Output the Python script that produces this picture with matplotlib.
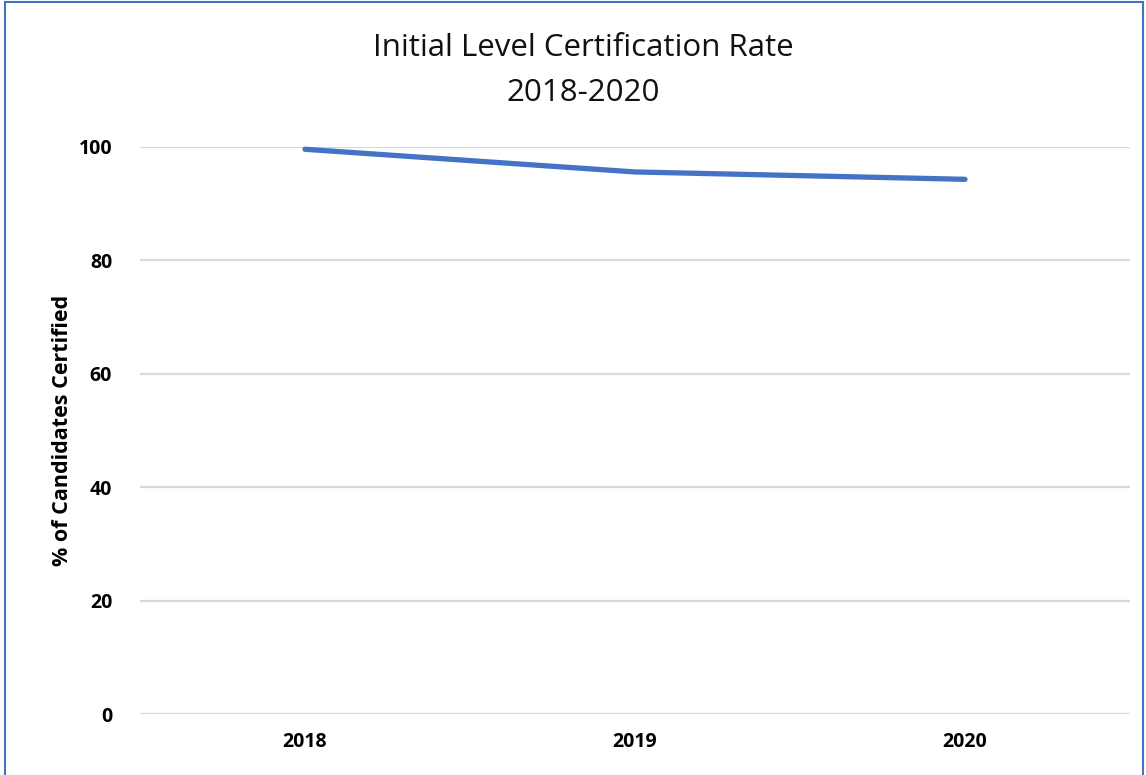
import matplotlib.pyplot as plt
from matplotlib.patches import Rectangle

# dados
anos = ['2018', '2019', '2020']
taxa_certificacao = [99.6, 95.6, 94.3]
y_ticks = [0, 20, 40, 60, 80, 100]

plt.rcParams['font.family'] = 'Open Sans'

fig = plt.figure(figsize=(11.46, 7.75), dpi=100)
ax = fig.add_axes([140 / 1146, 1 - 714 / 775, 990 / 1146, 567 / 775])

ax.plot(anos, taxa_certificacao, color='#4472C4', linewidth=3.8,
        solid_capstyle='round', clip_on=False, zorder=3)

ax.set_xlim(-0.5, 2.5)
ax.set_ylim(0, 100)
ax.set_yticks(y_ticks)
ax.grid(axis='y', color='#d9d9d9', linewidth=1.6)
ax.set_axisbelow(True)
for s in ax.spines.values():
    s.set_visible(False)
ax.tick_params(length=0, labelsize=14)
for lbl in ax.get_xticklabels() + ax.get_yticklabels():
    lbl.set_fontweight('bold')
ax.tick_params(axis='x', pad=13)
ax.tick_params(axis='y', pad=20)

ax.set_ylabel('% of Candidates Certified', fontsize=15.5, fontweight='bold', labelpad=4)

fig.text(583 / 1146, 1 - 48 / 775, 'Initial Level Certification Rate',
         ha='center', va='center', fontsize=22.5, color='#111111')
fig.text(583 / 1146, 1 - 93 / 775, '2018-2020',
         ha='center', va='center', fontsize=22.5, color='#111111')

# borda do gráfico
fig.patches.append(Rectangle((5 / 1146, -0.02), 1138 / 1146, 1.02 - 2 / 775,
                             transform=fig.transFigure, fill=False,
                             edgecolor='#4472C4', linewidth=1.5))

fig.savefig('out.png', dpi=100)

• TASK TO COMPLETE
Copy the listing in full and without alteration, omitting every picture.

• FULL SOLUTION
Output the Python script that produces this picture with matplotlib.
import matplotlib.pyplot as plt
from matplotlib.patches import Rectangle

# dados
anos = ['2018', '2019', '2020']
taxa_certificacao = [99.6, 95.6, 94.3]
y_ticks = [0, 20, 40, 60, 80, 100]

plt.rcParams['font.family'] = 'Open Sans'

fig = plt.figure(figsize=(11.46, 7.75), dpi=100)
ax = fig.add_axes([140 / 1146, 1 - 714 / 775, 990 / 1146, 567 / 775])

ax.plot(anos, taxa_certificacao, color='#4472C4', linewidth=3.8,
        solid_capstyle='round', clip_on=False, zorder=3)

ax.set_xlim(-0.5, 2.5)
ax.set_ylim(0, 100)
ax.set_yticks(y_ticks)
ax.grid(axis='y', color='#d9d9d9', linewidth=1.6)
ax.set_axisbelow(True)
for s in ax.spines.values():
    s.set_visible(False)
ax.tick_params(length=0, labelsize=14)
for lbl in ax.get_xticklabels() + ax.get_yticklabels():
    lbl.set_fontweight('bold')
ax.tick_params(axis='x', pad=13)
ax.tick_params(axis='y', pad=20)

ax.set_ylabel('% of Candidates Certified', fontsize=15.5, fontweight='bold', labelpad=4)

fig.text(583 / 1146, 1 - 48 / 775, 'Initial Level Certification Rate',
         ha='center', va='center', fontsize=22.5, color='#111111')
fig.text(583 / 1146, 1 - 93 / 775, '2018-2020',
         ha='center', va='center', fontsize=22.5, color='#111111')

# borda do gráfico
fig.patches.append(Rectangle((5 / 1146, -0.02), 1138 / 1146, 1.02 - 2 / 775,
                             transform=fig.transFigure, fill=False,
                             edgecolor='#4472C4', linewidth=1.5))

fig.savefig('out.png', dpi=100)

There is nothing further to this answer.